O processo de Lucas Vital e Silva se encontra na fase de atender um requerimento feito pela defesa. Uma audiência marcada para o próximo dia 18 de novembro irá ouvir uma testemunha em juízo.

SSP (Secretaria da Segurança Pública), MP (Ministério Público) e Justiça ignoram evidências de que o jovem não estava no local do crime no momento do assalto e apontam o reconhecimento da vítima e seus antecedentes criminais como os fatores preponderantes para a manutenção da prisão.

  • O que diz a SSP:

"O caso citado foi investigado por meio de inquérito policial instaurado pelo 35º DP (Jabaquara). A vítima do roubo compareceu à delegacia e realizou o reconhecimento pessoal do suspeito, que teve a prisão preventiva decretada pela Justiça. Ele foi capturado por policiais da unidade e permaneceu à disposição do Poder Judiciário. As polícias não compactuam com eventuais desvios de condutas de seus integrantes e as Corregedorias das instituições se colocam à disposição para formalização de denúncias."

  • O que diz o MP:

"A vítima reconheceu o réu tanto na delegacia como em juízo, pessoalmente. O réu, reincidente por roubo, foi preso temporariamente e preventivamente e mantido preso por três juízes diferentes."
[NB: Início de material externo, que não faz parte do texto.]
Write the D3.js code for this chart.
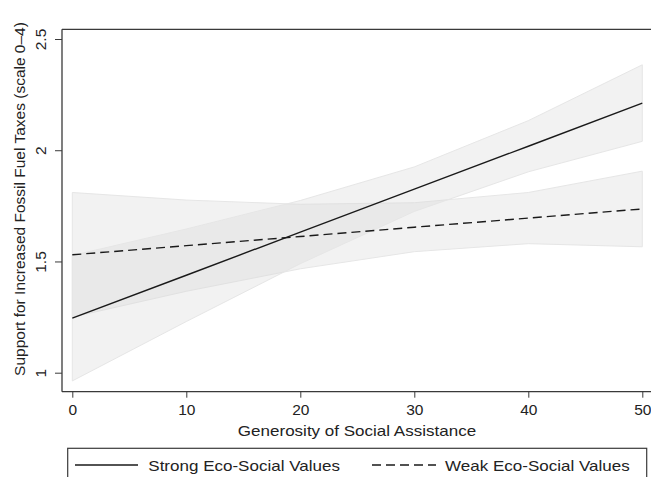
<!DOCTYPE html>
<html><head><meta charset="utf-8">
<script src="https://cdn.jsdelivr.net/npm/d3@7"></script>
<style>body{margin:0;background:#fff;}svg{display:block;font-family:"Liberation Sans",Arial,Helvetica,sans-serif;}</style>
</head><body>
<svg id="c" width="651" height="477"></svg>
<script>
const xVals = [0, 10, 20, 30, 40, 50];
const strongMean = [1.245, 1.438, 1.632, 1.825, 2.018, 2.212];
const strongLo   = [0.963, 1.230, 1.490, 1.725, 1.903, 2.040];
const strongHi   = [1.527, 1.646, 1.774, 1.925, 2.133, 2.384];
const weakMean = [1.530, 1.571, 1.612, 1.654, 1.695, 1.736];
const weakLo   = [1.250, 1.366, 1.467, 1.544, 1.580, 1.566];
const weakHi   = [1.810, 1.776, 1.757, 1.764, 1.810, 1.906];
const xTicks = [0, 10, 20, 30, 40, 50];
const yTicks = [1, 1.5, 2, 2.5];
const yTickLabels = ["1", "1.5", "2", "2.5"];
const xTitle = "Generosity of Social Assistance";
const yTitle = "Support for Increased Fossil Fuel Taxes (scale 0\u20134)";
const seriesNames = ["Strong Eco-Social Values", "Weak Eco-Social Values"];

const svg = d3.select("#c");
const pLeft = 62, pRight = 651, pTop = 29.3, pBottom = 391.7;
const x = d3.scaleLinear().domain([0, 50]).range([72.3, 642.3]);
const y = d3.scaleLinear().domain([1, 2.5]).range([372.7, 39]);
const ink = "#222";
const sx = 1.12;

function band(lo, hi) {
  return d3.area().x((d, i) => x(xVals[i])).y0((d, i) => y(lo[i])).y1((d, i) => y(hi[i]))(xVals);
}
function line(vals) {
  return d3.line().x((d, i) => x(xVals[i])).y((d, i) => y(vals[i]))(xVals);
}
[[weakLo, weakHi], [strongLo, strongHi]].forEach(([lo, hi]) => {
  svg.append("path").attr("d", band(lo, hi))
    .attr("fill", "#d8d8d8").attr("fill-opacity", 0.33)
    .attr("stroke", "#e6e6e6").attr("stroke-width", 1);
});
svg.append("path").attr("d", line(strongMean)).attr("fill", "none")
  .attr("stroke", "#1a1a1a").attr("stroke-width", 1.4);
svg.append("path").attr("d", line(weakMean)).attr("fill", "none")
  .attr("stroke", "#1a1a1a").attr("stroke-width", 1.4).attr("stroke-dasharray", "9,5");

// frame
const fr = svg.append("g").attr("stroke", "#3a3a3a").attr("stroke-width", 1.3).attr("fill", "none");
fr.append("line").attr("x1", pLeft).attr("x2", pRight).attr("y1", pTop).attr("y2", pTop);
fr.append("line").attr("x1", pLeft).attr("x2", pRight).attr("y1", pBottom).attr("y2", pBottom);
fr.append("line").attr("x1", pLeft).attr("x2", pLeft).attr("y1", pTop).attr("y2", pBottom);

// x axis
const xa = svg.append("g").attr("transform", `translate(0,${pBottom})`)
  .call(d3.axisBottom(x).tickValues(xTicks).tickSize(6).tickPadding(6).tickFormat(d3.format("d")));
xa.select(".domain").remove();
xa.selectAll("line").attr("stroke", "#3a3a3a");
xa.selectAll("text").attr("font-size", 15.5).attr("fill", ink).attr("font-family", "Liberation Sans, Arial, sans-serif");

// y axis
const ya = svg.append("g").attr("transform", `translate(${pLeft},0)`)
  .call(d3.axisLeft(y).tickValues(yTicks).tickSize(7).tickFormat((d, i) => yTickLabels[i]));
ya.select(".domain").remove();
ya.selectAll("line").attr("stroke", "#3a3a3a");
ya.selectAll("text").attr("font-size", 15.5).attr("fill", ink)
  .attr("font-family", "Liberation Sans, Arial, sans-serif")
  .attr("text-anchor", "middle").attr("dy", null)
  .attr("x", null)
  .attr("transform", "translate(-16,0) rotate(-90)");

svg.append("text").attr("transform", `translate(357,436) scale(${sx},1)`).attr("text-anchor", "middle")
  .attr("font-size", 15.2).attr("fill", ink).text(xTitle);
svg.append("text").attr("transform", "translate(25,199) rotate(-90)").attr("text-anchor", "middle")
  .attr("font-size", 15.5).attr("fill", ink).text(yTitle);

// legend
svg.append("rect").attr("x", 67.7).attr("y", 448.3).attr("width", 579).attr("height", 40)
  .attr("fill", "#fff").attr("stroke", "#3a3a3a").attr("stroke-width", 1.2);
svg.append("line").attr("x1", 75).attr("x2", 138).attr("y1", 465).attr("y2", 465)
  .attr("stroke", "#1a1a1a").attr("stroke-width", 1.4);
svg.append("text").attr("transform", `translate(148.3,471) scale(${sx},1)`).attr("font-size", 15.2)
  .attr("fill", ink).text(seriesNames[0]);
svg.append("line").attr("x1", 372).attr("x2", 436).attr("y1", 465).attr("y2", 465)
  .attr("stroke", "#1a1a1a").attr("stroke-width", 1.4).attr("stroke-dasharray", "9,5");
svg.append("text").attr("transform", `translate(445,471) scale(${sx},1)`).attr("font-size", 15.2)
  .attr("fill", ink).text(seriesNames[1]);
</script>
</body></html>
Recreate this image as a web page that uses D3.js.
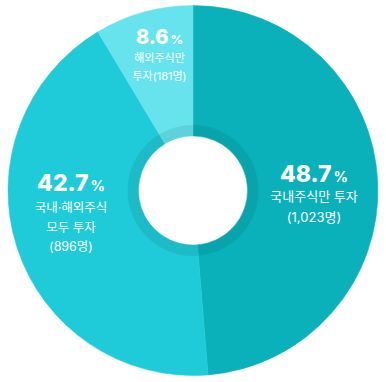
<!DOCTYPE html>
<html>
<head>
<meta charset="utf-8">
<script src="https://cdn.jsdelivr.net/npm/d3@7"></script>
<style>
  html, body { margin: 0; padding: 0; background: #ffffff; }
  svg { display: block; }
</style>
</head>
<body>
<svg id="chart" width="386" height="382"></svg>
<script>
// ---- data ----
const categories = ["국내주식만 투자", "국내·해외주식 모두 투자", "해외주식만 투자"];
const percents = [48.7, 42.7, 8.6];
const counts = ["1,023", "896", "181"];
const labelTexts = [
  ["국내주식만 투자", "(1,023명)"],
  ["국내·해외주식", "모두 투자", "(896명)"],
  ["해외주식만", "투자(181명)"]
];

// ---- layout / style ----
const W = 386, H = 382;
const cx = 193, cy = 190.5;
const outerR = 185, innerR = 54.5, ringR = 65.5;
const colors = ["#0ab1ba", "#1fcbd8", "#66e3ec"];
// label anchor = baseline of the percentage, offset from centre
const labelLayout = [
  { dx: 121, dy: -8.5, numSize: 23, txtSize: 13, firstGap: 18.5, lineGap: 21 },
  { dx: -122, dy: 0.5, numSize: 23, txtSize: 12.5, firstGap: 21, lineGap: 19.7 },
  { dx: -33.5, dy: -146.5, numSize: 20, txtSize: 11, firstGap: 18, lineGap: 18 }
];

const svg = d3.select("#chart");
const g = svg.append("g").attr("transform", `translate(${cx},${cy})`);

const pie = d3.pie().sort(null).value(d => d);
const arcs = pie(percents);
const arc = d3.arc().innerRadius(innerR).outerRadius(outerR);

g.selectAll("path.slice")
  .data(arcs)
  .join("path")
  .attr("class", "slice")
  .attr("d", arc)
  .attr("fill", (d, i) => colors[i])
  .attr("stroke", (d, i) => colors[i])
  .attr("stroke-width", 0.5);

// darker inner ring
const ringArc = d3.arc().innerRadius(innerR).outerRadius(ringR).startAngle(0).endAngle(2 * Math.PI);
g.append("path").attr("d", ringArc()).attr("fill", "#000").attr("fill-opacity", 0.075);

// labels
const fontNum = "Inter, 'Noto Sans CJK KR', sans-serif";
const fontTxt = "Inter, 'Noto Sans CJK KR', 'Noto Sans', sans-serif";
arcs.forEach((a, i) => {
  const L = labelLayout[i];
  const lg = g.append("g").attr("transform", `translate(${L.dx},${L.dy})`);
  const num = lg.append("text")
    .attr("x", 0).attr("y", 0)
    .attr("text-anchor", "middle")
    .attr("fill", "#fff")
    .style("font-family", fontNum);
  num.append("tspan").text(d3.format(".1f")(percents[i]))
    .style("font-size", L.numSize + "px").style("font-weight", 800);
  num.append("tspan").text("%")
    .attr("dx", 2)
    .style("font-size", (L.numSize * 0.62) + "px").style("font-weight", 700);
  labelTexts[i].forEach((s, j) => {
    lg.append("text")
      .attr("x", 0)
      .attr("y", L.firstGap + j * L.lineGap)
      .attr("text-anchor", "middle")
      .attr("fill", "#fff")
      .style("font-family", fontTxt)
      .style("font-size", L.txtSize + "px")
      .style("font-weight", 400)
      .text(s);
  });
});
</script>
</body>
</html>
  • Os argumentos da promotora Eliana Guillaumon Lopes Vieira:

"À vista do exposto, é certo que há suficientes elementos de autoria relacionados ao ora indiciado Lucas, quanto ao delito de roubo em tela. Observo que os autos de inquérito policial estão formalmente em ordem e não vislumbro qualquer ilegalidade evidente na constrição ordenada, não havendo, por ora, razões para a soltura do ora indiciado. A acusação que pesa contra ele é grave, denotando, assim, periculosidade."
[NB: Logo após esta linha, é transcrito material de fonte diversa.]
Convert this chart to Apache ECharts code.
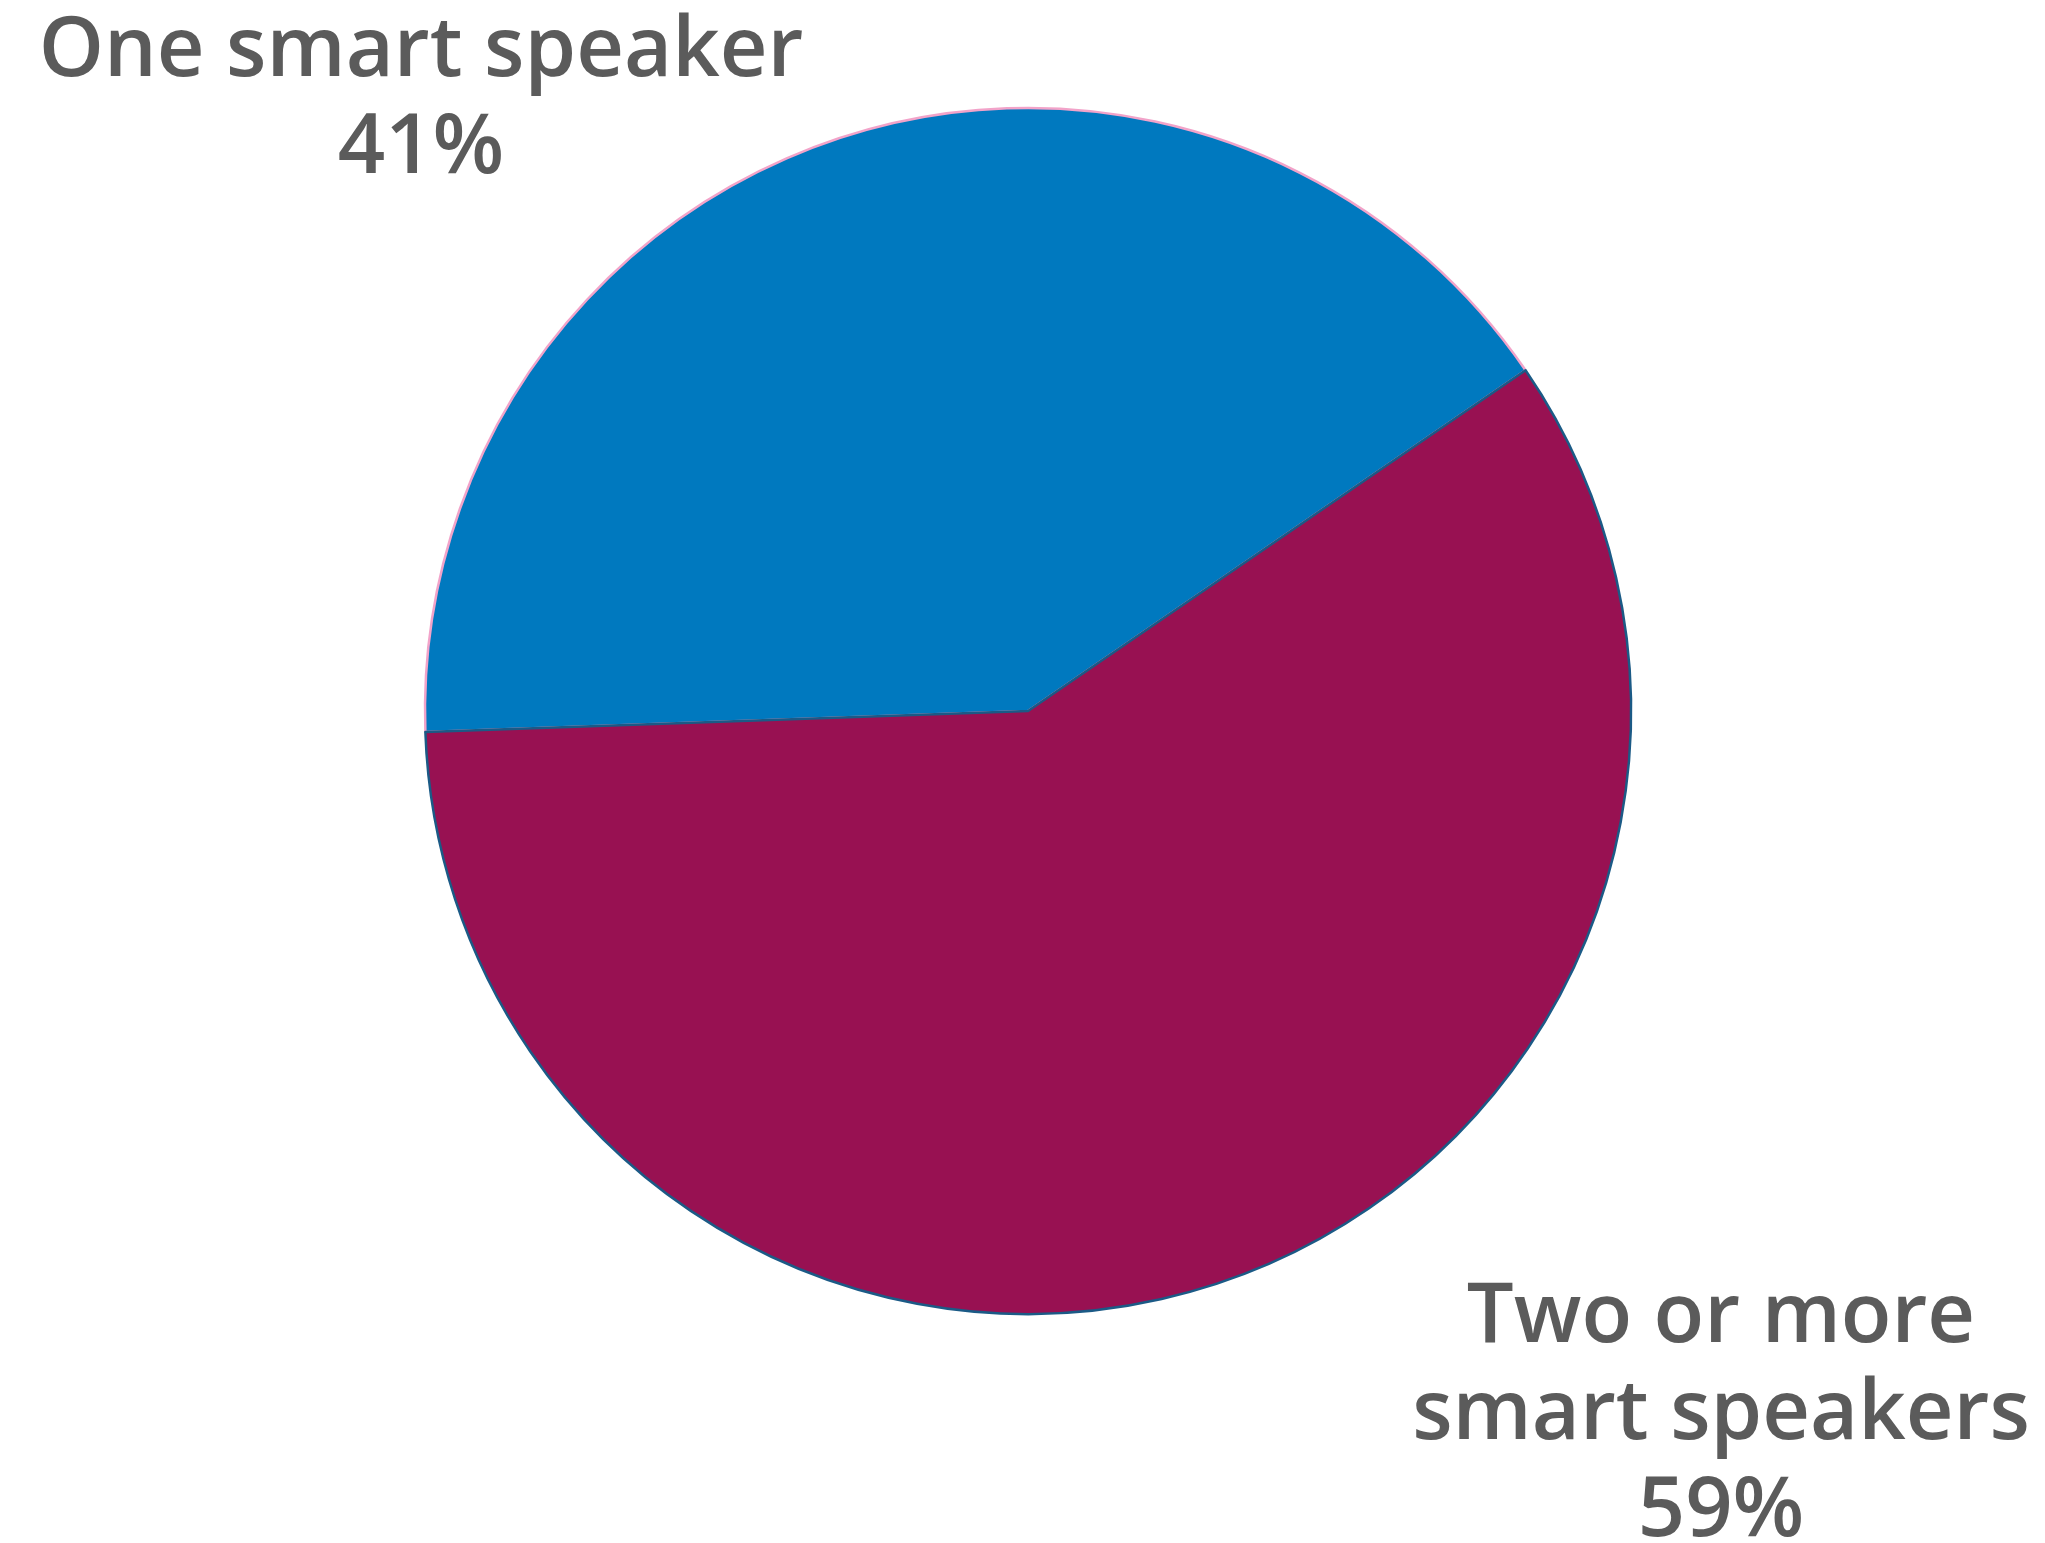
<!DOCTYPE html>
<html>
<head>
<meta charset="utf-8">
<script src="https://cdn.jsdelivr.net/npm/echarts@6/dist/echarts.min.js"></script>
<style>
html,body{margin:0;padding:0;background:#fff;}
#c{width:2045px;height:1543px;}
</style>
</head>
<body>
<div id="c"></div>
<script>
const categories = ['One smart speaker', 'Two or more smart speakers'];
const labelLines = [['One smart speaker'], ['Two or more', 'smart speakers']];
const values = [41, 59];
const colors = ['#0079BF', '#981152'];
const borderColors = ['#F2A3C9', '#1B5A86'];
const labelPos = [[421, 101], [1721, 1415]];

const chart = echarts.init(document.getElementById('c'));
chart.setOption({
  backgroundColor: '#ffffff',
  animation: false,
  series: [{
    type: 'pie',
    center: [1028, 711],
    radius: [0, 603],
    startAngle: 182,
    clockwise: true,
    data: categories.map((n, i) => ({
      name: n,
      value: values[i],
      itemStyle: { color: colors[i], borderColor: borderColors[i], borderWidth: 2.5 }
    })),
    label: {
      show: true,
      position: 'outside',
      formatter: p => labelLines[p.dataIndex].join('\n') + '\n' + values[p.dataIndex] + '%',
      fontFamily: 'Open Sans',
      fontWeight: 600,
      fontSize: 83,
      lineHeight: 97,
      color: '#5b5b5b',
      align: 'center'
    },
    labelLine: { show: false },
    labelLayout: p => ({
      x: labelPos[p.dataIndex][0],
      y: labelPos[p.dataIndex][1],
      align: 'center',
      verticalAlign: 'middle'
    }),
    emphasis: { disabled: true }
  }]
});
</script>
</body>
</html>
  • Os argumentos do juiz Olivier Haxkar Jean:

"A vítima compareceu em delegacia e reconheceu pessoalmente o representado como sendo o agente que, de posse da arma de fogo, agiu em concurso com o autuado preso em flagrante da data da ocorrência, chegando, inclusive, a reconhecer a blusa usada pelo representado, afirmando ser a mesma utilizada na data do delito."

  • Os argumentos de Clayton Medeiros, vítima do roubo:

"É a segunda vez que fui assaltado em menos de um ano. Nessa segunda vez, tem coisa errada. A voz dele não se parece com a do criminoso. O que parece: Parece que colocaram a foto dele num celular qualquer, pegou a conversa de um cara qualquer, mostrou para você e disse que era ele. Te falo com toda certeza que era ele. Eu não colocaria um inocente na cadeia. Se eu tivesse um resquício de dúvida, eu falaria: não tenho certeza. Pedi para colocar o boné. Sem o boné, eu já tinha reconhecido. Com boné, eu falei: é ele. Eu estou me sentindo injustiçado, inclusive, como se eu fosse o criminoso, não ele. Eu olhei de frente. Tenho 101% de certeza que foi que ele."